Впрочем, роман портит не только этот — типично масскультовый — сюжетный ход: все объяснить злой волей плохого человека или группы плохих людей, над которыми одержит победу если не добро, то по крайней мере привычный, несовершенный, но родной уклад. Сама мифология русского национализма слишком заезжена, и Бенигсен невольно попадает в протоптанный след. Читателю с самого начала ясно, что перед ним развертывается несложная теорема, где предложена система доказательств от противного. Меж тем жизнь вносит стремительные коррективы в теорему, показывая то картинки с Манежной площади, то груду цветов на месте убийства Буданова, которые никак не объяснишь злой волей людей, скупающих недвижимость.
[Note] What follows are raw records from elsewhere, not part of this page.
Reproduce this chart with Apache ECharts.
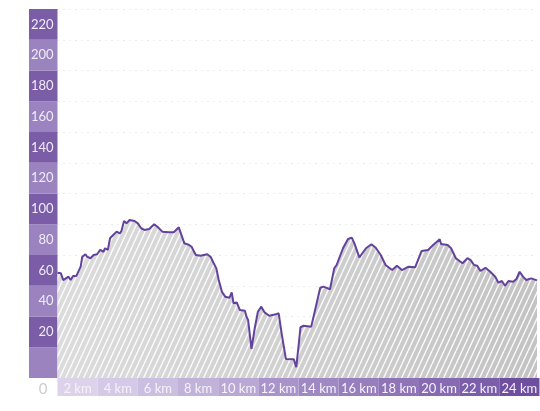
<!DOCTYPE html>
<html>
<head>
<meta charset="utf-8">
<script src="https://cdn.jsdelivr.net/npm/echarts@6/dist/echarts.min.js"></script>
<style>
  html, body { margin: 0; padding: 0; background: #fff; }
  #profile { width: 540px; height: 411px; }
</style>
</head>
<body>
<div id="profile"></div>
<script>
var dom = document.getElementById('profile');
var myChart = echarts.init(dom);

// distance along the route (km) and elevation (m)
var distanceKm = [
  0, 0.17, 0.29, 0.42, 0.55, 0.66, 0.78, 0.94, 1.16, 1.24, 1.40, 1.48, 1.56, 1.65, 1.81, 1.98,
  2.14, 2.30, 2.38, 2.52, 2.63, 2.79, 2.96, 3.12, 3.20, 3.33, 3.45, 3.61, 3.86, 4.02, 4.19, 4.35,
  4.59, 4.84, 5.00, 5.25, 5.58, 5.82, 6.07, 6.15, 6.35, 6.59, 6.71, 6.92, 7.16, 7.49, 7.66, 7.82,
  7.95, 8.07, 8.23, 8.39, 8.61, 8.72, 8.81, 8.88, 8.97, 9.13, 9.38, 9.46, 9.54, 9.71, 9.87, 10.03,
  10.20, 10.36, 10.60, 10.93, 11.07, 11.23, 11.43, 11.83, 11.95, 12.08, 12.16, 12.32, 12.70, 13.15,
  13.31, 13.64, 13.85, 13.97, 14.29, 14.54, 14.73, 14.86, 15.11, 15.44, 15.71, 15.93, 16.18, 16.42,
  16.75, 16.99, 17.24, 17.57, 17.90, 17.98, 18.22, 18.55, 18.80, 19.13, 19.20, 19.53, 19.70, 19.94,
  20.27, 20.52, 20.68, 20.85, 21.01, 21.17, 21.42, 21.66, 21.74, 21.91, 22.07, 22.24, 22.40, 22.57,
  22.81, 22.97, 23.13, 23.30, 23.46, 23.71, 24
];
var elevation = [
  68.5, 68.1, 63.7, 64.8, 65.9, 63.7, 66.3, 66.3, 72.4, 78.9, 80.5, 78.9, 80.0, 77.9, 80.0, 80.5,
  83.3, 82.1, 84.4, 83.3, 90.9, 93.0, 95.2, 94.1, 95.6, 102.1, 100.6, 102.8, 102.1, 100.6, 97.4, 96.3,
  96.9, 100.0, 98.4, 95.2, 94.8, 94.8, 98.0, 97.4, 87.6, 86.5, 85.4, 80.0, 79.5, 80.5, 78.9, 74.6,
  71.3, 63.7, 56.1, 52.9, 52.2, 55.7, 48.6, 49.6, 49.2, 44.2, 43.8, 39.9, 37.7, 18.9, 32.3, 43.1,
  46.4, 42.7, 40.5, 41.4, 42.1, 28.0, 12.4, 12.2, 7.0, 22.6, 33.0, 34.0, 33.4, 58.7,
  59.4, 57.7, 71.3, 73.5, 84.4, 90.4, 91.3, 87.6, 78.5, 84.4, 87.0, 84.7, 80.0, 73.5,
  70.2, 73.0, 70.2, 72.4, 72.0, 72.0, 82.6, 83.3, 86.5, 90.2, 87.2, 86.5, 84.4, 77.9,
  74.6, 77.9, 76.7, 73.5, 73.0, 69.6, 71.7, 69.1, 68.5, 65.9, 62.0, 63.1, 60.0, 63.1,
  62.6, 64.4, 69.1, 65.9, 63.7, 64.8, 63.5
];

// band labels
var elevationLabels = ['', '20', '40', '60', '80', '100', '120', '140', '160', '180', '200', '220'];
var distanceLabels = ['2 km', '4 km', '6 km', '8 km', '10 km', '12 km', '14 km', '16 km', '18 km', '20 km', '22 km', '24 km'];

var elevationBandColors = ['#9b83c0', '#7b5ca7'];
var distanceBandColors = ['#dcd3eb', '#d4c9e6', '#cbbfe1', '#c1b2da', '#b9a8d4', '#a894ca',
  '#9f89c3', '#977ebd', '#8f75b8', '#866bb3', '#7a5ea9', '#6d4e9f'];

var profileData = distanceKm.map(function (d, i) { return [d, elevation[i]]; });

// white diagonal hatching
function makeHatch() {
  var w = 6, h = 13;
  var c = document.createElement('canvas');
  c.width = w; c.height = h;
  var ctx = c.getContext('2d');
  ctx.strokeStyle = 'rgba(255,255,255,0.9)';
  ctx.lineWidth = 1.4;
  for (var k = -1; k <= 1; k++) {
    ctx.beginPath();
    ctx.moveTo(k * w, h);
    ctx.lineTo(k * w + w, 0);
    ctx.stroke();
  }
  return c;
}

var option = {
  animation: false,
  textStyle: { fontFamily: 'Lato' },
  grid: [
    { left: 57.5, top: 9, width: 488, height: 369 },
    { left: 29, top: 9, width: 28.5, height: 369 },
    { left: 57.5, top: 378, width: 488, height: 18 }
  ],
  xAxis: [
    {
      gridIndex: 0, type: 'value', min: 0, max: 24,
      axisLine: { show: false }, axisTick: { show: false }, splitLine: { show: false },
      axisLabel: {
        margin: 4, fontSize: 15, color: '#cccccc', align: 'right', padding: [0, 10, 0, 0],
        formatter: function (v) { return v === 0 ? '0' : ''; }
      }
    },
    { gridIndex: 1, type: 'value', show: false },
    {
      gridIndex: 2, type: 'category', position: 'top', data: distanceLabels, boundaryGap: true,
      axisLine: { show: false }, axisTick: { show: false },
      axisLabel: { inside: true, interval: 0, margin: 4, fontSize: 13, color: '#f6f2fb', verticalAlign: 'top' },
      splitArea: { show: true, interval: 0, areaStyle: { color: distanceBandColors } }
    }
  ],
  yAxis: [
    {
      gridIndex: 0, type: 'value', min: 0, max: 240, interval: 20,
      axisLine: { show: false }, axisTick: { show: false }, axisLabel: { show: false },
      splitLine: { lineStyle: { color: '#d9d9d9', type: [1, 5] } }
    },
    {
      gridIndex: 1, type: 'category', position: 'right', data: elevationLabels, boundaryGap: true,
      axisLine: { show: false }, axisTick: { show: false },
      axisLabel: { inside: true, interval: 0, margin: 4, fontSize: 13, color: '#f0ecf6', align: 'right' },
      splitArea: { show: true, interval: 0, areaStyle: { color: elevationBandColors } }
    },
    { gridIndex: 2, type: 'value', show: false }
  ],
  series: [
    {
      type: 'line', xAxisIndex: 0, yAxisIndex: 0, data: profileData,
      symbol: 'none', silent: true, z: 2,
      lineStyle: { width: 0, opacity: 0 },
      areaStyle: {
        opacity: 1,
        color: new echarts.graphic.LinearGradient(0, 0, 1, 0, [
          { offset: 0, color: '#dcdcdc' },
          { offset: 1, color: '#c3c3c3' }
        ])
      }
    },
    {
      type: 'line', xAxisIndex: 0, yAxisIndex: 0, data: profileData,
      symbol: 'none', silent: true, z: 3,
      lineStyle: { width: 2, color: '#62429c' },
      areaStyle: { opacity: 1, color: { image: makeHatch(), repeat: 'repeat' } }
    }
  ]
};

if (option && typeof option === 'object') {
    myChart.setOption(option);
}
</script>
</body>
</html>
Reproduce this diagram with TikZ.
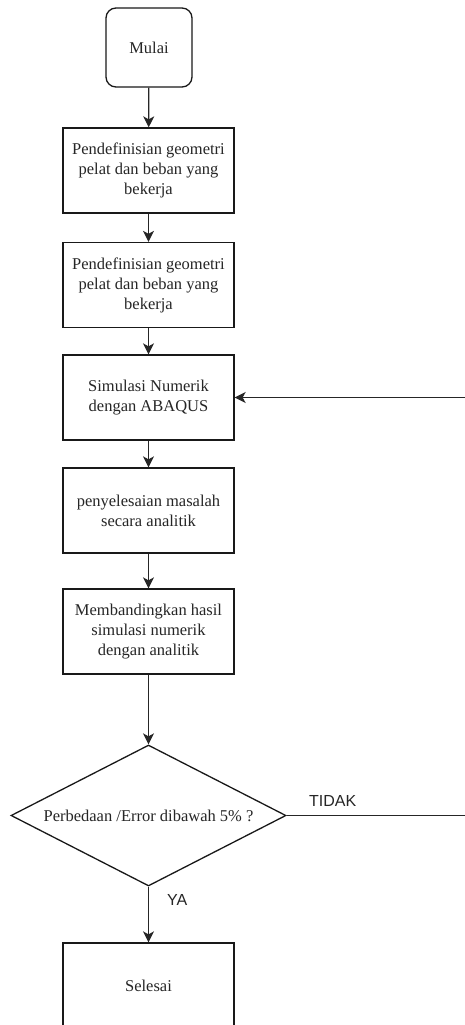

Однако обратимся к другой идее библиотекаря Пахомова, погибшего от рук односельчан, «что история — это всего лишь вереница плохо проверенных фактов, а все, что сверху, — это миф и идеология». «Если архитекторы храма Василия Блаженного не были ослеплены, Сусанин не заводил поляков в лес и не отдавал „жизнь за царя”, Чапаев не тонул, героически гребя одной рукой, а просто умер на плоту во время переправы, Каплан не стреляла в Ленина, а Крюков не кричал „Отступать некуда — позади Москва”, то куда девать историко-культурную память, которая этими легендами живет?» — рассуждает Пахомов.
Посланный в село Большие Ущеры для детализации некоторых моментов, связанных с историей Великой Отечественной войны, Пахомов быстро обнаруживает, что немцы «отродясь не проходили через Большие Ущеры и вообще никаких военных действий в радиусе ста километров не вели». Что совсем не мешает наличию военно-исторического уголка в местной библиотеке, где висят портреты местных пионеров-героев с рассказами об их подвигах, при ближайшем рассмотрении довольно бессмысленных: логика у творцов мифов явно хромает. Ну зачем, к примеру, пытаться угонять пионеру немецкий танк, который он не умеет водить? Снимать стенд Пахомов, однако, не спешит: бессмысленный с краеведческой точки зрения, стенд являет собой «памятник советского мифотворчества».
Вот о механизмах советского (а также антисоветского) исторического мифотворчества, что, по концепции автора, две стороны одной медали, — и пойдет речь в романе «ВИТЧ».